━━━━━ RECORD EXTRACTS

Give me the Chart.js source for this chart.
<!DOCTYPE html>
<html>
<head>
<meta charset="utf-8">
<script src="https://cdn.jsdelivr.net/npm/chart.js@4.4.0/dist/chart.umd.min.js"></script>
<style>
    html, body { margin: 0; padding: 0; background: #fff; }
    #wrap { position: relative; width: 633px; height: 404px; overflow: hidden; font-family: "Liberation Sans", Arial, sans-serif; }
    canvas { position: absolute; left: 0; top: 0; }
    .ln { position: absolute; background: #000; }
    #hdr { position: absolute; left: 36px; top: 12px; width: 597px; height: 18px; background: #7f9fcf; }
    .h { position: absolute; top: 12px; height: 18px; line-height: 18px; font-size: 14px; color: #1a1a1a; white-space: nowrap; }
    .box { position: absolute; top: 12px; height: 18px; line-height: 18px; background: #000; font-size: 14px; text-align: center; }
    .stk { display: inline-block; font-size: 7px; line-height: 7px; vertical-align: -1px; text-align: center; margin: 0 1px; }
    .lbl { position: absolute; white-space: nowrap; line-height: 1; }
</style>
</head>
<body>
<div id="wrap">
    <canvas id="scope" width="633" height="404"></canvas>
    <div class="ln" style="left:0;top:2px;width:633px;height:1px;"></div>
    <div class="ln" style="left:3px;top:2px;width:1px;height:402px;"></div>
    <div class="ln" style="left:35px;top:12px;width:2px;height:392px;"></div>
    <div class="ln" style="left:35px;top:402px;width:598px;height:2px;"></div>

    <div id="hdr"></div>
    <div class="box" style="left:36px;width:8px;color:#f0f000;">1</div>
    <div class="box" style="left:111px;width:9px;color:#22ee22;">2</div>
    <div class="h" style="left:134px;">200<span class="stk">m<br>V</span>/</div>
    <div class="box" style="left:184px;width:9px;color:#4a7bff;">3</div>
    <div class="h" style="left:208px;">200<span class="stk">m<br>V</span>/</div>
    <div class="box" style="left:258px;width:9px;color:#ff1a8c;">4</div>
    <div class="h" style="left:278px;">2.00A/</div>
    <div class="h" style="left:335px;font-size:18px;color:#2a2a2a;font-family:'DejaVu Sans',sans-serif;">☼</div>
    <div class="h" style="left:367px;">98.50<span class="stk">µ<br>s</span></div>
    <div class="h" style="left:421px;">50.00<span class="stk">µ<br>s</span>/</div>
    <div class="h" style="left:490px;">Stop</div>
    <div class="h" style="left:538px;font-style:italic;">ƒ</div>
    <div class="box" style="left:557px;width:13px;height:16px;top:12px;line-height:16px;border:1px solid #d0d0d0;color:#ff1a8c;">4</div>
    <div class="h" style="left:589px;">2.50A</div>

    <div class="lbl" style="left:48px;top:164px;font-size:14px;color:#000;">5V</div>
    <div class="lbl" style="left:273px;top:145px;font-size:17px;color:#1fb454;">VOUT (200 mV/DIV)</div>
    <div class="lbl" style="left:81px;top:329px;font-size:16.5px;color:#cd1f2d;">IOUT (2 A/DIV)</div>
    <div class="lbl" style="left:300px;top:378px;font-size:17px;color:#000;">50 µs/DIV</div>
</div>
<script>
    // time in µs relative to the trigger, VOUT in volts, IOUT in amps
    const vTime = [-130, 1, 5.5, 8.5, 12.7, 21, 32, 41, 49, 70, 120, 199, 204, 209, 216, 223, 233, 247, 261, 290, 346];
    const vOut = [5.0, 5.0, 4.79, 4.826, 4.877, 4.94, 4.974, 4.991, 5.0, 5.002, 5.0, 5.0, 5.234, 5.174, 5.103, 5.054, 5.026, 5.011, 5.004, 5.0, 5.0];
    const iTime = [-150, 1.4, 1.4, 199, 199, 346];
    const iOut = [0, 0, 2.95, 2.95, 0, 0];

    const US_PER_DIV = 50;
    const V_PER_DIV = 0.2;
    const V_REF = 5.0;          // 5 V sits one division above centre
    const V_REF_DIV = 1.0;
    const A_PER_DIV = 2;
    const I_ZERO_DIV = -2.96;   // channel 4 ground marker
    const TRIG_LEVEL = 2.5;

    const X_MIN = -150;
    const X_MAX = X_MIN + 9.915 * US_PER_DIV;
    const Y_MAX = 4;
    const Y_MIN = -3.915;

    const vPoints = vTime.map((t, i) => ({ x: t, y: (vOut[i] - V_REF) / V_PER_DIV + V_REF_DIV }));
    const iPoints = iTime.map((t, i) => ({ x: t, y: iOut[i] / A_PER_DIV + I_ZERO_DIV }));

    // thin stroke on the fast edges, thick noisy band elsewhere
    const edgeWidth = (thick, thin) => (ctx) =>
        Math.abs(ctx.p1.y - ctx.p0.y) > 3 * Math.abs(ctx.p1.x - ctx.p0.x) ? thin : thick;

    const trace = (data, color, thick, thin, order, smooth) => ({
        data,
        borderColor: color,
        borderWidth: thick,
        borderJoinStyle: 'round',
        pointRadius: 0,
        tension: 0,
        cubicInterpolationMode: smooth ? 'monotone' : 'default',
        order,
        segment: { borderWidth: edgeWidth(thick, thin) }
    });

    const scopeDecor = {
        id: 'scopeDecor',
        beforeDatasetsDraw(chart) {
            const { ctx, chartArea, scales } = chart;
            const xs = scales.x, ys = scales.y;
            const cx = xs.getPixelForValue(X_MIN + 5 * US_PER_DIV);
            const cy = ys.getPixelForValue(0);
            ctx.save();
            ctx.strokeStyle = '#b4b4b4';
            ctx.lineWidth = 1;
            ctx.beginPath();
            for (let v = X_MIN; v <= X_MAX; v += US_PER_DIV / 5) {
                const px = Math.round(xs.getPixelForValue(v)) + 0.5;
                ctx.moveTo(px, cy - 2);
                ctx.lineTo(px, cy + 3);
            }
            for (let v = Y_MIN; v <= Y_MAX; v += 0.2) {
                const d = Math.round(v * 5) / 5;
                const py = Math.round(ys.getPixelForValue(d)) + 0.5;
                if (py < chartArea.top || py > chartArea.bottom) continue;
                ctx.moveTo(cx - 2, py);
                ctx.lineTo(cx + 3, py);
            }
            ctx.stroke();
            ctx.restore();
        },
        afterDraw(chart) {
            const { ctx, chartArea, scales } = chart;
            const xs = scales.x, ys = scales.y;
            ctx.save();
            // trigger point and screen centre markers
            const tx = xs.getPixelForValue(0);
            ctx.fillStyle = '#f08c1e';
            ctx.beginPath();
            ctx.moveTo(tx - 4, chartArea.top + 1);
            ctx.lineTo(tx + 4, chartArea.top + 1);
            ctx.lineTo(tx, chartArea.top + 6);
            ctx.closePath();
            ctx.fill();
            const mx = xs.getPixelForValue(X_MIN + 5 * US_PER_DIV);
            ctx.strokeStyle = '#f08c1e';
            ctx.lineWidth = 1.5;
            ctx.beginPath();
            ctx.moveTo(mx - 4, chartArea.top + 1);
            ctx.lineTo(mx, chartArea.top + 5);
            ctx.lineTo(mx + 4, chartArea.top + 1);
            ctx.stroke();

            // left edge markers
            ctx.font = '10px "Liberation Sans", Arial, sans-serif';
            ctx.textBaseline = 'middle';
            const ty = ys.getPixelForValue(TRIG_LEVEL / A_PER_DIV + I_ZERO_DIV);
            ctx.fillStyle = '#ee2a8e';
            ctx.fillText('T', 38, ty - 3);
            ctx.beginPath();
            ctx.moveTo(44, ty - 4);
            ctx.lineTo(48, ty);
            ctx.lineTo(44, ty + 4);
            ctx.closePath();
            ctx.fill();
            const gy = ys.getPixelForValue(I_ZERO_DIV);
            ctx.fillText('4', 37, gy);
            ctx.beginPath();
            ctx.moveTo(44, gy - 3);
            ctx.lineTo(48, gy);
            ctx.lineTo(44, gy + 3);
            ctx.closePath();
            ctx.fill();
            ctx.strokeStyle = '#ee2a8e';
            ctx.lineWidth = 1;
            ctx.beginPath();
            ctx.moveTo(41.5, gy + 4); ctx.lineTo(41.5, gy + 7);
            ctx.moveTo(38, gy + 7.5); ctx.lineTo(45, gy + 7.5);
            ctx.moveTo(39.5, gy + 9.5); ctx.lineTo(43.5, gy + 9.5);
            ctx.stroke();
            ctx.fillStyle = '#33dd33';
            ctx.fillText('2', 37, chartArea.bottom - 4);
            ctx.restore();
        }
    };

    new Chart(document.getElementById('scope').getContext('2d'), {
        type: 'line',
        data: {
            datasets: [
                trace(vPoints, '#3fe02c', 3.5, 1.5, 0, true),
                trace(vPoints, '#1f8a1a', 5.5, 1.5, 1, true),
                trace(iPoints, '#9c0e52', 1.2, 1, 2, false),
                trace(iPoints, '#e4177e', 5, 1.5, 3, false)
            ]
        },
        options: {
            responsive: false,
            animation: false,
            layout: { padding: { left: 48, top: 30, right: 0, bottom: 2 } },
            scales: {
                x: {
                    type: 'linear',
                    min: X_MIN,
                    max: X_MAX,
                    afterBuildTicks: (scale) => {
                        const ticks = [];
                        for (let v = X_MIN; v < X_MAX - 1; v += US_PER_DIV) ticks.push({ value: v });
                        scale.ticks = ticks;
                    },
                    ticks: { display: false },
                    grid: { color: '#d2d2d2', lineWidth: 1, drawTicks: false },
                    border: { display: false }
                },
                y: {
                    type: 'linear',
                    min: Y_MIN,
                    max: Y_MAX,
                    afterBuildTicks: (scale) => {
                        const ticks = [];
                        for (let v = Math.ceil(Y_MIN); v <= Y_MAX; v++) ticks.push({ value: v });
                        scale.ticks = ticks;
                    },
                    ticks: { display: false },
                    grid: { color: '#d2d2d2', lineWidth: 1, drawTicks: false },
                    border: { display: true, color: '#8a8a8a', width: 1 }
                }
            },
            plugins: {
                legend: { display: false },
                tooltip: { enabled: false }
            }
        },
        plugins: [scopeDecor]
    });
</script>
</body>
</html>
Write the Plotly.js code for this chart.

━━━━━━━━━━

Report all lines of the material that contain the word "this".

Give me the Chart.js source for this chart.
Write the Plotly.js code for this chart.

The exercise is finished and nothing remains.